Lisez son témoignage (en anglais)
En gros : elle n’a pas été malade, précise-t-elle. « Mais ç’a été terrifiant ». En quoi ? C’est qu’elle n’a pas eu un comportement hors de tout reproche, et du coup a reçu de plein fouet nombreux jugements, et autres insultes au visage (pour le dire poliment). Où était-elle allée, qui avait-elle vu, quand, comment ?
J’ai eu l’impression d’être sous investigation. Je comprends que les gens aient été fâchés, mais l’intensité de la rage était hallucinante.
Kathryn Jezer-Morton, autrice et professeure de sociologie à l’Université Concordia
Des proches, mais surtout des gens moins proches. Pensez coups de fil harcelants, cris, larmes. « C’était hors de contrôle. »
« On est tous dans un espace où on veut bien faire, on essaye de bien faire, et parfois, on échoue à bien faire. C’est un espace à la source d’une anxiété énorme. Parce que personne ne veut mal faire », fait valoir Kathryn Jezer-Morton. Mais qui peut vraiment se targuer d’avoir un comportement parfait ?

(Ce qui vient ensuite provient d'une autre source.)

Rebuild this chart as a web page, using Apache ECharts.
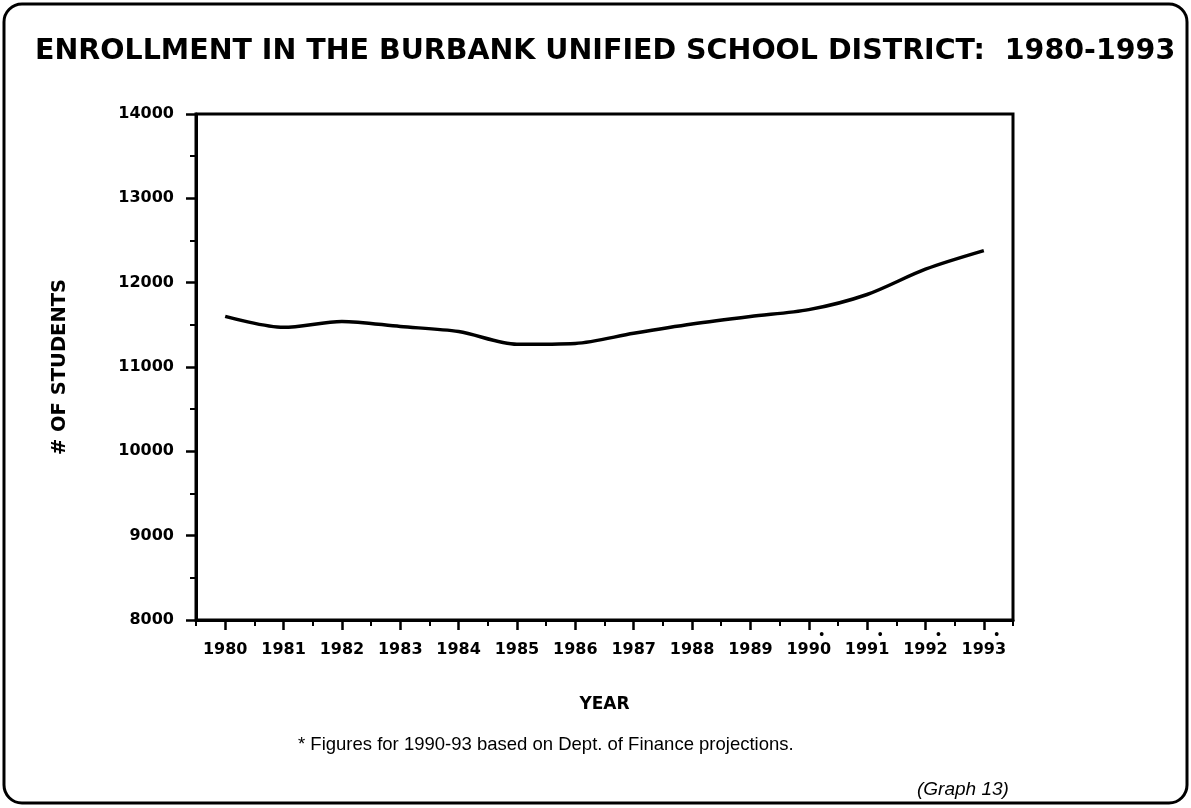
<!DOCTYPE html>
<html>
<head>
<meta charset="utf-8">
<title>Burbank enrollment</title>
<script src="https://cdn.jsdelivr.net/npm/echarts@6/dist/echarts.min.js"></script>
<style>
  html, body { margin: 0; padding: 0; background: #fff; }
  #chart { width: 1191px; height: 808px; }
</style>
</head>
<body>
<div id="chart"></div>
<script>
// 年份（横轴）
var years = ['1980', '1981', '1982', '1983', '1984', '1985', '1986',
             '1987', '1988', '1989', '1990', '1991', '1992', '1993'];
// 学生人数
var students = [11600, 11470, 11540, 11480, 11420, 11270, 11280,
                11400, 11510, 11600, 11680, 11860, 12160, 12380];
// 预测年份（标签上带小圆点）
var projected = ['1990', '1991', '1992', '1993'];
// 纵轴刻度
var yMin = 8000, yMax = 14000, yStep = 1000;

var titleText = 'ENROLLMENT IN THE BURBANK UNIFIED SCHOOL DISTRICT:  1980-1993';
var noteText = '* Figures for 1990-93 based on Dept. of Finance projections.';
var graphText = '(Graph 13)';

var font = '"Liberation Sans", Arial, sans-serif';
var boldFont = '"DejaVu Sans", "Liberation Sans", sans-serif';
// 两个grid位置相同：一个画曲线，一个只画半格小刻度
var plotBox = { left: 196, right: 178, top: 114, bottom: 188 };

var myChart = echarts.init(document.getElementById('chart'));

var option = {
    backgroundColor: '#fff',
    animation: false,
    title: {
        text: titleText,
        left: 30,
        top: 32,
        textStyle: { fontFamily: boldFont, fontSize: 28.5, fontWeight: 'bold', color: '#000' }
    },
    grid: [
        {
            left: plotBox.left, right: plotBox.right, top: plotBox.top, bottom: plotBox.bottom,
            show: true,
            borderColor: '#000',
            borderWidth: 3
        },
        {
            left: plotBox.left, right: plotBox.right, top: plotBox.top, bottom: plotBox.bottom,
            show: false
        }
    ],
    xAxis: [
        {
            type: 'category',
            gridIndex: 0,
            data: years,
            boundaryGap: true,
            axisLine: { lineStyle: { color: '#000', width: 3 } },
            axisTick: { show: true, alignWithLabel: true, length: 10, lineStyle: { color: '#000', width: 2.5 } },
            axisLabel: {
                margin: 10,
                color: '#000',
                formatter: function (v) {
                    return projected.indexOf(v) >= 0 ? '{d|•}\n{y|' + v + '}' : '{e| }\n{y|' + v + '}';
                },
                rich: {
                    d: { fontSize: 14, lineHeight: 10, padding: [0, 0, 0, 26], color: '#000' },
                    e: { fontSize: 14, lineHeight: 10 },
                    y: { fontFamily: boldFont, fontSize: 16, fontWeight: 'bold', color: '#000', lineHeight: 20 }
                }
            },
            name: 'YEAR',
            nameLocation: 'middle',
            nameGap: 76,
            nameTextStyle: { color: '#000', fontFamily: boldFont, fontSize: 17, fontWeight: 'bold' }
        },
        {
            // 半格处的小刻度
            type: 'value',
            gridIndex: 1,
            min: 0,
            max: years.length,
            interval: 1,
            position: 'bottom',
            axisLine: { show: false },
            axisTick: { show: true, length: 6, lineStyle: { color: '#000', width: 2 } },
            axisLabel: { show: false },
            splitLine: { show: false }
        }
    ],
    yAxis: [
        {
            type: 'value',
            gridIndex: 0,
            min: yMin,
            max: yMax,
            interval: yStep,
            splitLine: { show: false },
            axisLine: { show: true, lineStyle: { color: '#000', width: 3 } },
            axisTick: { show: true, length: 10, lineStyle: { color: '#000', width: 2.5 } },
            minorTick: { show: true, splitNumber: 2, length: 6, lineStyle: { color: '#000', width: 2 } },
            axisLabel: {
                margin: 22,
                color: '#000',
                fontFamily: boldFont,
                fontSize: 16,
                fontWeight: 'bold',
                formatter: function (v) { return String(v); }
            },
            name: '# OF STUDENTS',
            nameLocation: 'middle',
            nameGap: 126,
            nameTextStyle: { color: '#000', fontFamily: boldFont, fontSize: 19.5, fontWeight: 'bold' }
        },
        {
            type: 'value',
            gridIndex: 1,
            min: yMin,
            max: yMax,
            show: false
        }
    ],
    series: [
        {
            name: 'Enrollment',
            type: 'line',
            xAxisIndex: 0,
            yAxisIndex: 0,
            data: students,
            smooth: 0.3,
            showSymbol: false,
            lineStyle: { color: '#000', width: 3.5 }
        }
    ],
    graphic: [
        {
            type: 'rect',
            shape: { x: 4, y: 4, width: 1183, height: 799, r: 18 },
            style: { fill: 'none', stroke: '#000', lineWidth: 3 }
        },
        {
            type: 'text',
            left: 298,
            top: 735,
            style: { text: noteText, fill: '#000', font: '18.5px ' + font }
        },
        {
            type: 'text',
            left: 917,
            top: 780,
            style: { text: graphText, fill: '#000', font: 'italic 19px ' + font }
        }
    ]
};
myChart.setOption(option);
</script>
</body>
</html>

Poser la question, c’est y répondre. Le mot de la fin revient à Sonia Lupien. « Il faut que les gens comprennent que le “nous” contre “vous”, cette approche non inclusive ne peut pas avoir d’autre effet que de générer du stress, conclut-elle. Et étant donné qu’on a déjà assez de stress comme ça, il faudrait peut-être laisser tomber la rectitude politique, la rectitude… sanitaire ! » Question d’un peu moins stresser. À méditer.